Gross anatomy has been a standard part of the early years of medical education for generations. Typically taught using cadavers that are dissected, the class offers students their first hands-on lessons in the body’s structure and the organs that exist beneath its surface.
As technology evolves, the ways in which medical students learn and physicians practice do as well. The University of Connecticut School of Medicine (UConn) is one of a growing number of medical schools embracing those changes by expanding the gross anatomy experience to the benefit of medical trainees.
Here are a few things you should know about UConn’s Virtual Anatomy Lab (VAL) and the curricular changes it is inspiring to a foundational aspect of medical education.
A different point of view
The VAL is outfitted with two virtual cadaver tables that resemble oversized tablet-computing devices. Each displays life-size human bodies—one male and one female. Students can dissect the virtual cadavers by making cuts using their fingers on the touch screen.
Unlike real cadavers, the digital versions offer students the ability to navigate around the body with ease and see organ systems from views that would be nearly impossible on an actual human, according to John R. Harrison, PhD, the director of UConn’s virtual and human anatomy labs.
For example, using the virtual cadavers, students “can make a slice through the chest that will give them what is called a long axis parasternal view of the heart,” Harrison said. “Occasionally, the standard views aren’t the best way to look at an organ. For the heart, for example—which is sort of tipped on its side with respect to the body axis—making your own cut is a great way to visualize what the body will look like when they generate ultrasound views.”
Imaging, anatomy go hand in hand
Although they are becoming increasingly essential areas of expertise for physicians, radiology and imaging have often been an afterthought in anatomical education. By incorporating radiology workstations and ultrasound sessions into the lessons taught in the VAL, UConn is working to change that.
“We are trying to get them to take that anatomy knowledge with them into the imaging realm, and it works,” Harrison said. “We are seeing students being much more comfortable with interpreting medical images.”
Digital dissection doesn’t replace real thing
The point of the VAL is to supplement cadaveric anatomy, not replace it.
“The tactile experience of being able to touch and feel, and see, how close these structures are firsthand, those are experiences we didn’t want to let go of,” Harrison said. “It’s something that really stays with the student.”
This early exposure to real-life anatomy “becomes a reference point for the rest of their careers,” Harrison said.
Students embrace the technology
“The tables are child’s play to them,” Harrison said. “You don’t need to explain anything.
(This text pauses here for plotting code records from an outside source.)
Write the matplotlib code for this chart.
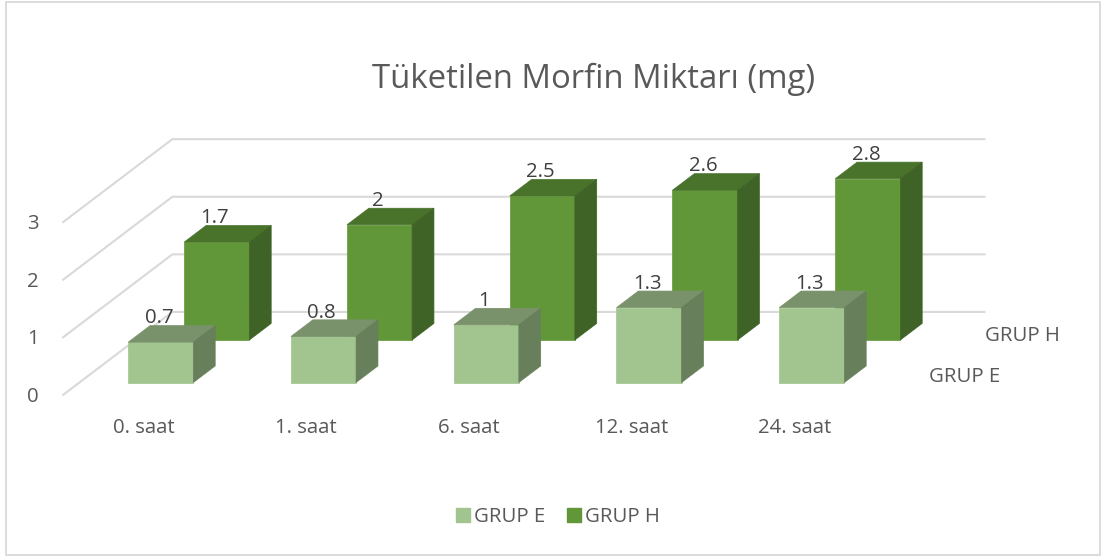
import matplotlib
matplotlib.use("Agg")
import matplotlib.pyplot as plt
from matplotlib.patches import Patch, Rectangle

plt.rcParams['font.family'] = ['Open Sans', 'DejaVu Sans']

## data
saat = ["0. saat", "1. saat", "6. saat", "12. saat", "24. saat"]
grup_e = [0.7, 0.8, 1, 1.3, 1.3]
grup_h = [1.7, 2, 2.5, 2.6, 2.8]
y_ticks = [0, 1, 2, 3]

## colors: front, top, side
renk_e = ("#A2C48E", "#7A926B", "#677F5A")
renk_h = ("#619739", "#49722B", "#3F6326")

W, H = 1103, 556
x_birim = 162.75   # px per category
y_birim = 57.6     # px per value unit
dx = 56.0 / x_birim   # shift per series along depth
dy = 42.5 / y_birim
bar_w = 0.2
bar_d = 0.39
yazi = 14.7

fig = plt.figure(figsize=(W / 100, H / 100), dpi=100)
ax = fig.add_axes([0, 0, 1, 1])
ax.set_xlim((0 - 160.8) / x_birim, (W - 160.8) / x_birim)
ax.set_ylim((382.5 - H) / y_birim, 382.5 / y_birim)
ax.axis("off")

# frame
ax.add_patch(Rectangle((6 / W, 1 / H), 1094 / W, 553 / H, transform=ax.transAxes,
                       fill=False, ec="#D9D9D9", lw=1.3))

# grid, walls
on_d = -0.29
arka_d = 1.66
for v in y_ticks:
    xs = [-0.5 + on_d * dx, -0.5 + arka_d * dx, 4.49 + arka_d * dx]
    ys = [v + on_d * dy, v + arka_d * dy, v + arka_d * dy]
    ax.plot(xs, ys, color="#D9D9D9", lw=1.5, zorder=1)
    ax.text(-0.5 + on_d * dx - 0.185, v + on_d * dy - 0.035, str(v), ha="center", va="center",
            fontsize=yazi, color="#595959")


def kutu(i, d, v, renk, z):
    x0 = i - bar_w
    x1 = i + bar_w
    b = d * dy
    x_k = d * dx
    sx = bar_d * dx
    sy = bar_d * dy
    ax.fill([x0 + x_k, x1 + x_k, x1 + x_k, x0 + x_k], [b, b, b + v, b + v], color=renk[0], lw=0.5, zorder=z)
    ax.fill([x0 + x_k, x1 + x_k, x1 + x_k + sx, x0 + x_k + sx],
            [b + v, b + v, b + v + sy, b + v + sy], color=renk[1], lw=0.5, zorder=z)
    ax.fill([x1 + x_k, x1 + x_k + sx, x1 + x_k + sx, x1 + x_k],
            [b, b + sy, b + v + sy, b + v], color=renk[2], lw=0.5, zorder=z)
    ax.text(i + x_k - 0.012, b + v + sy + 0.125, str(v), ha="center", va="center",
            fontsize=yazi, color="#404040", zorder=20)


# back series first
for i, v in enumerate(grup_h):
    kutu(i, 1, v, renk_h, 3 + i)
for i, v in enumerate(grup_e):
    kutu(i, 0, v, renk_e, 10 + i)

for i, s in enumerate(saat):
    ax.text(i - 0.107, -0.79, s, ha="center", va="center", fontsize=yazi, color="#595959")

ax.text(4 + 0.72 + dx, dy + 0.07, "GRUP H", ha="left", va="center", fontsize=yazi, color="#595959")
ax.text(4 + 0.72, 0.1, "GRUP E", ha="left", va="center", fontsize=yazi, color="#595959")

ax.text(594 / W, 1 - 79 / H, "Tüketilen Morfin Miktarı (mg)", transform=ax.transAxes,
        ha="center", va="center", fontsize=23.7, color="#595959")

el = [Patch(color=renk_e[0], label="GRUP E"), Patch(color=renk_h[0], label="GRUP H")]
ax.legend(handles=el, loc="center", bbox_to_anchor=(558 / W, 1 - 517 / H), ncol=2, frameon=False,
          fontsize=yazi, labelcolor="#595959", handlelength=0.7, handleheight=0.7,
          handletextpad=0.2, columnspacing=1.05)

fig.savefig("out.png", dpi=100)
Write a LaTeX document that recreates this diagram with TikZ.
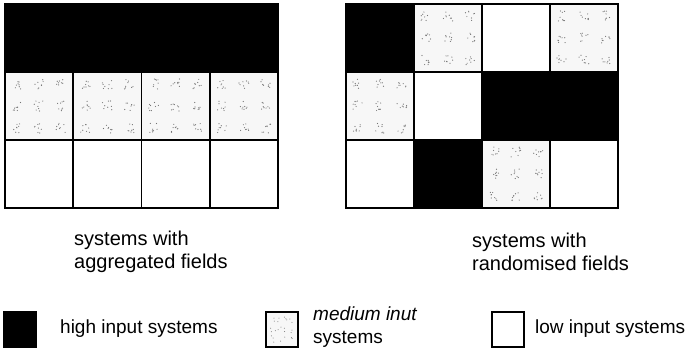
\documentclass[tikz,border=0pt]{standalone}
\usepackage{fontspec}
\setmainfont{Liberation Sans}
\tikzset{
  cell/.style={draw=black, line width=1.6pt},
  high/.style={cell, fill=black},
  low/.style={cell, fill=white},
  med/.style={cell, fill=black!3},
  lbl/.style={font=\fontsize{19}{23}\selectfont, anchor=west, align=left, inner sep=0pt},
  captxt/.style={lbl, font=\fontsize{20}{23}\selectfont},
  dotc/.style={fill=black!55},
}
\newcommand\stip[2]{%
  \foreach \i in {0,1,2}{\foreach \j in {0,1,2}{\foreach \k in {1,...,8}{%
    \pgfmathsetmacro\dx{#1+12+22*\i+5*rand}%
    \pgfmathsetmacro\dy{#2+12+22*\j+5*rand}%
    \fill[dotc] (\dx,\dy) circle[radius=0.6pt];}}}}
\begin{document}
\begin{tikzpicture}[x=1pt,y=-1pt]
\pgfmathsetseed{7}
\useasboundingbox (0,0) rectangle (686,349);
% left grid
\foreach \c in {0,1,2,3}{
  \pgfmathsetmacro\xa{5+68.25*\c}
  \draw[high] (\xa,4) rectangle ++(68.25,68);
  \draw[med]  (\xa,72) rectangle ++(68.25,68);
  \stip{\xa}{72}
  \draw[low]  (\xa,140) rectangle ++(68.25,68);
}
% right grid
\draw[high] (346,4) rectangle ++(68,68);
\draw[med]  (414,4) rectangle ++(68,68); \stip{414}{4}
\draw[low]  (482,4) rectangle ++(68,68);
\draw[med]  (550,4) rectangle ++(68,68); \stip{550}{4}
\draw[med]  (346,72) rectangle ++(68,68); \stip{346}{72}
\draw[low]  (414,72) rectangle ++(68,68);
\draw[high] (482,72) rectangle ++(68,68);
\draw[high] (550,72) rectangle ++(68,68);
\draw[low]  (346,140) rectangle ++(68,68);
\draw[high] (414,140) rectangle ++(68,68);
\draw[med]  (482,140) rectangle ++(68,68); \stip{482}{140}
\draw[low]  (550,140) rectangle ++(68,68);
% captions
\node[captxt] (capA) at (74,252) {systems with\\aggregated fields};
\node[captxt] (capB) at (472,252) {systems with\\randomised fields};
% legend
\draw[high, line width=1.2pt] (4,312) rectangle (36,347);
\node[lbl] (lh) at (60,329) {high input systems};
\draw[med, line width=1.2pt] (266,312) rectangle (298,347);
\foreach \k in {1,...,25}{
  \pgfmathsetmacro\dx{270+24*rnd}\pgfmathsetmacro\dy{316+27*rnd}
  \fill[dotc] (\dx,\dy) circle[radius=0.5pt];}
\node[lbl] (lm) at (313,327) {\itshape medium inut\\systems};
\draw[low, line width=1.2pt] (492,312) rectangle (524,347);
\node[lbl] (ll) at (535,329) {low input systems};
\end{tikzpicture}
\end{document}
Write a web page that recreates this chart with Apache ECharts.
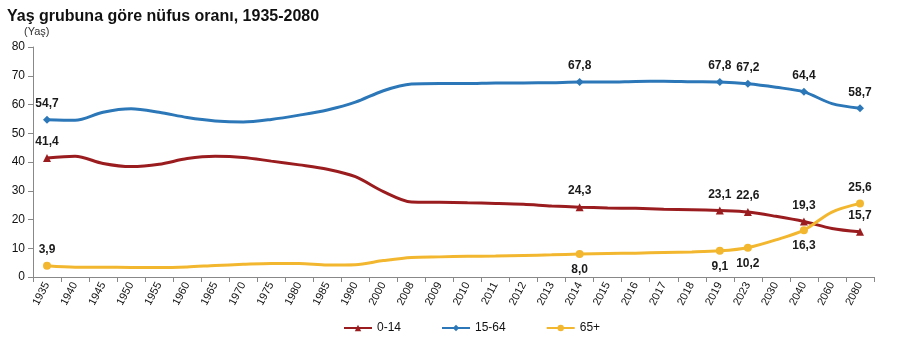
<!DOCTYPE html>
<html><head><meta charset="utf-8">
<script src="https://cdn.jsdelivr.net/npm/echarts@6/dist/echarts.min.js"></script>
<style>html,body{margin:0;padding:0;background:#fff}#c{width:900px;height:345px}</style>
</head><body><div id="c"></div>
<script>
var categories = ['1935','1940','1945','1950','1955','1960','1965','1970','1975','1980','1985','1990','2000','2008','2009','2010','2011','2012','2013','2014','2015','2016','2017','2018','2019','2023','2030','2040','2060','2080'];
var age0_14 = [41.4,42.0,39.5,38.4,39.2,41.2,42.0,41.6,40.3,39.0,37.5,34.9,29.7,26.1,26.0,25.8,25.6,25.3,24.7,24.3,24.0,23.9,23.6,23.4,23.1,22.6,21.1,19.3,16.9,15.7];
var age15_64 = [54.7,54.5,57.3,58.5,57.3,55.5,54.3,53.9,54.8,56.3,58.1,60.8,64.8,67.1,67.3,67.3,67.5,67.5,67.6,67.8,67.8,68.0,68.1,67.9,67.8,67.2,66.0,64.4,60.3,58.7];
var age65 = [3.9,3.4,3.4,3.3,3.3,3.5,4.0,4.4,4.7,4.7,4.2,4.3,5.7,6.8,7.0,7.2,7.3,7.5,7.7,8.0,8.2,8.3,8.5,8.7,9.1,10.2,12.9,16.3,22.6,25.6];
var yTicks = [0,10,20,30,40,50,60,70,80];
var labeledIdx = [0,19,24,25,27,29];
var below65 = [19,24,25,27];

function fmt(v){return v.toFixed(1).replace('.', ',');}
function build(arr, belowList){
  return arr.map(function(v,i){
    var on = labeledIdx.indexOf(i) >= 0;
    var below = belowList.indexOf(i) >= 0;
    return {value:v, symbolSize: on ? 8 : 0,
      label:{show:on, position: below ? 'bottom' : 'top', distance: 6}};
  });
}
var chart = echarts.init(document.getElementById('c'));
var lblStyle = {fontFamily:'Liberation Sans, Arial', fontSize:12, fontWeight:'bold', color:'#1a1a1a', formatter:function(p){return fmt(p.value);}};
chart.setOption({
  animation:false,
  title:{text:'Yaş grubuna göre nüfus oranı, 1935-2080', left:2, top:4,
    textStyle:{fontFamily:'Liberation Sans, Arial', fontSize:16, fontWeight:'bold', color:'#111'}},
  graphic:[{type:'text', left:24, top:26, style:{text:'(Yaş)', font:'11px Liberation Sans, Arial', fill:'#333'}}],
  grid:{left:33, right:26, top:47, bottom:68},
  legend:{bottom:6, left:338, itemGap:40, itemWidth:28, itemHeight:8,
    textStyle:{fontFamily:'Liberation Sans, Arial', fontSize:12, color:'#111'},
    data:['0-14','15-64','65+']},
  xAxis:{type:'category', data:categories, boundaryGap:true,
    axisLine:{lineStyle:{color:'#888'}}, axisTick:{show:true, length:5, lineStyle:{color:'#888'}},
    axisLabel:{rotate:62, interval:0, fontFamily:'Liberation Sans, Arial', fontSize:11, color:'#111', margin:6}},
  yAxis:{type:'value', min:0, max:80, interval:10,
    axisLine:{show:true, lineStyle:{color:'#888'}}, axisTick:{show:true, length:5, lineStyle:{color:'#888'}},
    splitLine:{show:false},
    axisLabel:{fontFamily:'Liberation Sans, Arial', fontSize:12, color:'#111', margin:8,
      formatter:function(v){return yTicks.indexOf(v)>=0 ? String(v) : '';}}},
  series:[
    {name:'0-14', type:'line', smooth:0.3, data:build(age0_14, []), symbol:'triangle',
      itemStyle:{color:'#9a1c1f'}, lineStyle:{width:3, color:'#9a1c1f'}, label:lblStyle},
    {name:'15-64', type:'line', smooth:0.3, data:build(age15_64, []), symbol:'diamond',
      itemStyle:{color:'#2b77b8'}, lineStyle:{width:3, color:'#2b77b8'}, label:lblStyle},
    {name:'65+', type:'line', smooth:0.3, data:build(age65, below65), symbol:'circle',
      itemStyle:{color:'#f3b72f'}, lineStyle:{width:3, color:'#f3b72f'}, label:lblStyle}
  ]
});
</script></body></html>
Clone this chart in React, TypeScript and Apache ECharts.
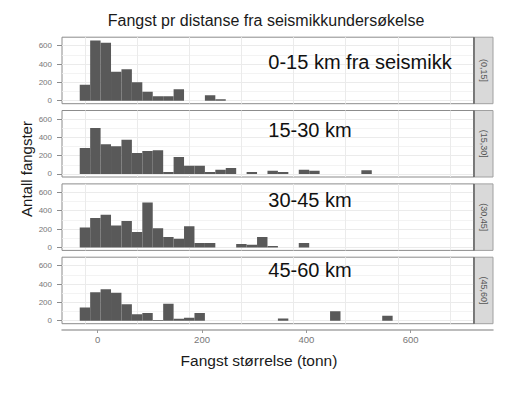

They are native digital learners.”
The first group of students to go through the virtual anatomy lab are now seeing it pay off in the clinical realm.
“For early learners, there’s a lot on their plate, so the Virtual Anatomy Lab represents one more thing they need to learn and prepare for,” he said. “But I think having gone through it, they now realize how well it’s prepared them to enter the clinical realm.
UConn is one of 32 member schools of the AMA Accelerating Change in Medical Education Consortium that are working together to create the medical school of the future and transform physician training.